Your code must support an “aggregation” mode, where data records are combined across all dates, to provide a summary of what happened for each camera across the entire data set. For example, consider the below three data records (some columns are excluded for concision, this example only includes the “address”, “date” and “num violations” columns).

"800 W 79TH STREET", "2017-03-17T00:00:00", "3"
"800 W 79TH STREET", "2017-03-18T00:00:00", "5"
"7432 W TOUHY AVENUE", "2017-03-17T00:00:00", "3"

When “aggregating” these results across time, the correct output should be:

"800 W 79TH STREET", "8"
"7432 W TOUHY AVENUE", "3"

Outputting Data

Your code will need to output in both JSON and CSV formats. Refer to the “docblock” for the Filter#generateReport method for specific instructions on in what order to include data in the rows / JSON arrays in your output reports.

Data Types

You’ll need to make sure you’re parsing the JSON file correctly into Java data types, so that you can sort, filter, etc on them correctly. For example, the JSON data includes the “camera id” column as a string. You should make sure you represent this in your code as an Integer and not a String, since sorting strings can result in unexpected results (e.x. if you’re not careful, “2222” can end up as sorted before “3”, when doing string comparisons).

Requirements

Your code should meet all of the following requirements:

  • You cannot write any loops in this code. No exceptions. You will need to use lambda, collection methods, and / or recursion. Any for, do or while statements in your code will be a 50% reduction in the homework’s grade.
  • You should only make changes to the DataPoint.java and Filter.java files. You can create other classes / files if you’d like, but you should not make any changes to any of the other provided files.
  • Your code should correctly handle all errors. Your code must not ever exit, or print anything to STDOUT or STDERR. Doing so is inappropriate for library code. All output or exiting must be handled by the code calling into your libraries (i.e. Main.java). TL;DR, you must handle error cases by throwing exceptions, not printing debug messages or exiting.

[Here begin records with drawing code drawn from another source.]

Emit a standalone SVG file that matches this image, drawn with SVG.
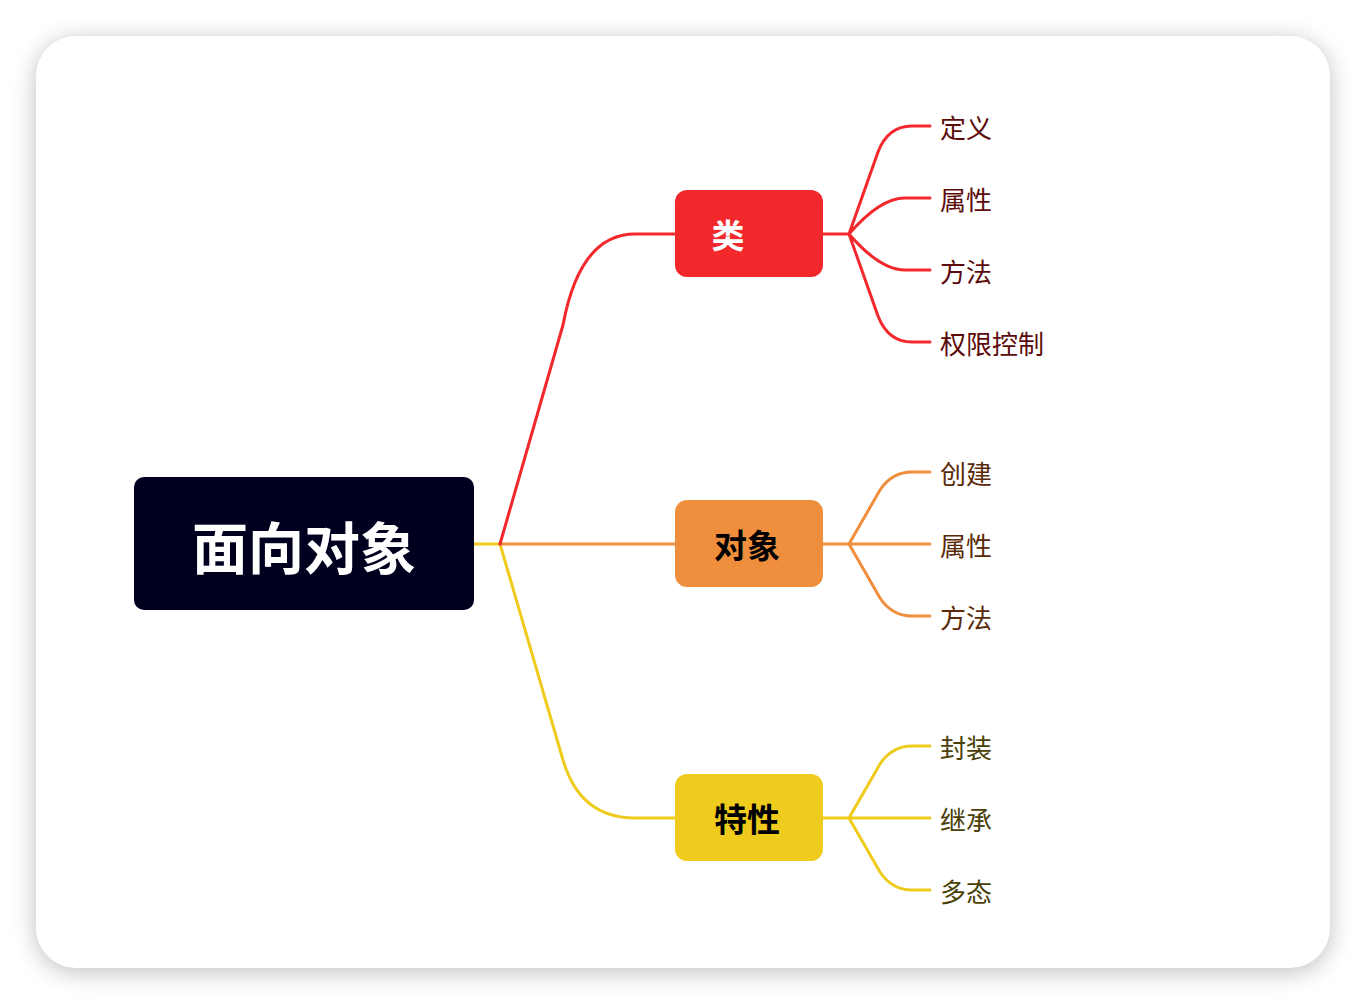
<svg xmlns="http://www.w3.org/2000/svg" width="1366" height="1004" viewBox="0 0 1366 1004">
<defs>
<filter id="sh" x="-10%" y="-10%" width="120%" height="120%"><feGaussianBlur stdDeviation="12"/></filter>
<style>
.c{fill:none;stroke-width:3;stroke-linecap:round;stroke-linejoin:round}
.r{stroke:#F3282C}.o{stroke:#EF8E3C}.y{stroke:#EECB1C}
text{font-family:"Noto Sans CJK SC","Noto Sans",sans-serif}
.leaf{font-size:26px;dominant-baseline:central}
.lr{fill:#5C0A0A}.lo{fill:#5A2A08}.ly{fill:#4A3F08}
.bt{font-size:33px;font-weight:bold;dominant-baseline:central;text-anchor:middle}
</style>
</defs>
<rect width="1366" height="1004" fill="#ffffff"/>
<rect x="36" y="40" width="1294" height="932" rx="40" fill="#000" opacity="0.25" filter="url(#sh)"/>
<rect x="36" y="36" width="1294" height="932" rx="40" fill="#ffffff"/>
<g id="connectors">
<path class="c y" d="M474,544 L500,544 L563,760 Q580,818 635,818 L675,818"/>
<path class="c o" d="M500,544 L675,544"/>
<path class="c r" d="M500,544 L563,325 Q580,234 635,234 L675,234"/>
<path class="c r" d="M823,234 L849,234 M849,234 L878,152 Q888,126 912,126 L930,126 M849,234 Q880,198 905,198 L930,198 M849,234 Q880,270 905,270 L930,270 M849,234 L878,316 Q888,342 912,342 L930,342"/>
<path class="c o" d="M823,544 L930,544 M849,544 L880,490 Q892,472 912,472 L930,472 M849,544 L880,598 Q892,616 912,616 L930,616"/>
<path class="c y" d="M823,818 L930,818 M849,818 L880,764 Q892,746 912,746 L930,746 M849,818 L880,872 Q892,890 912,890 L930,890"/>
</g>
<g id="root"><rect x="134" y="477" width="340" height="133" rx="10" fill="#00001E"/><text x="304" y="544" font-size="56" font-weight="bold" fill="#fff" text-anchor="middle" dominant-baseline="central">面向对象</text></g>
<g id="n-lei"><rect x="675" y="190" width="148" height="87" rx="12" fill="#F3282C"/><text class="bt" x="728" y="234" fill="#fff">类</text></g>
<g id="n-duixiang"><rect x="675" y="500" width="148" height="87" rx="12" fill="#EF8E3C"/><text class="bt" x="747" y="544" fill="#000">对象</text></g>
<g id="n-texing"><rect x="675" y="774" width="148" height="87" rx="12" fill="#EECB1C"/><text class="bt" x="747" y="818" fill="#000">特性</text></g>
<g id="l1"><text class="leaf lr" x="940" y="126">定义</text></g>
<g id="l2"><text class="leaf lr" x="940" y="198">属性</text></g>
<g id="l3"><text class="leaf lr" x="940" y="270">方法</text></g>
<g id="l4"><text class="leaf lr" x="940" y="342">权限控制</text></g>
<g id="l5"><text class="leaf lo" x="940" y="472">创建</text></g>
<g id="l6"><text class="leaf lo" x="940" y="544">属性</text></g>
<g id="l7"><text class="leaf lo" x="940" y="616">方法</text></g>
<g id="l8"><text class="leaf ly" x="940" y="746">封装</text></g>
<g id="l9"><text class="leaf ly" x="940" y="818">继承</text></g>
<g id="l10"><text class="leaf ly" x="940" y="890">多态</text></g>
</svg>
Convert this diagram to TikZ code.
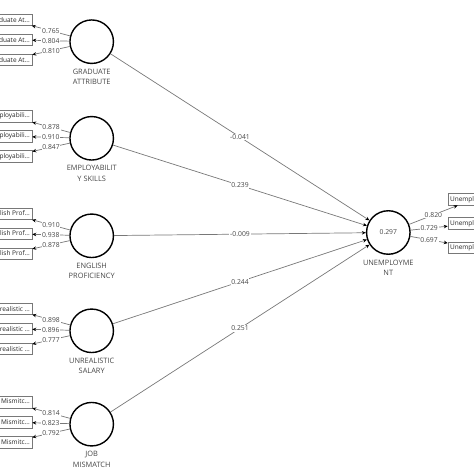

    Handling errors incorrectly in your code will be treated as getting a test case wrong, regardless of whatever else your code does.

  • Your code must be nicely / readably formatted, following Google’s Java style (not that Google’s format is best, but that its well documented and at least good, certainly way better than no standard).
  • Your code must be correctly documented. All methods, properties, and classes should be documented following “javadoc” conventions.

Resources and Suggestions

Your repo also includes a helper ./camerafilter too, which you can use to more conveniently interact with your program. Using ./camerafilter --help will provide more information about how to use the program and pass filter / sorting / output options.

Grading

There are a maximum of 25 points possible on this assignment.

  • 3 Points: Correctly formatting your code (ie passing make check with no errors).
  • 2 Points: Correctly documenting your code (i.e. all classes, methods properties having correct docblocks).
  • 20 Points: Correctly handling 5 test cases (4 points for each test case, including possibly invalid input).

Due Date

This assignment is due by 11:59AM on Wednesday, July 5, 2017.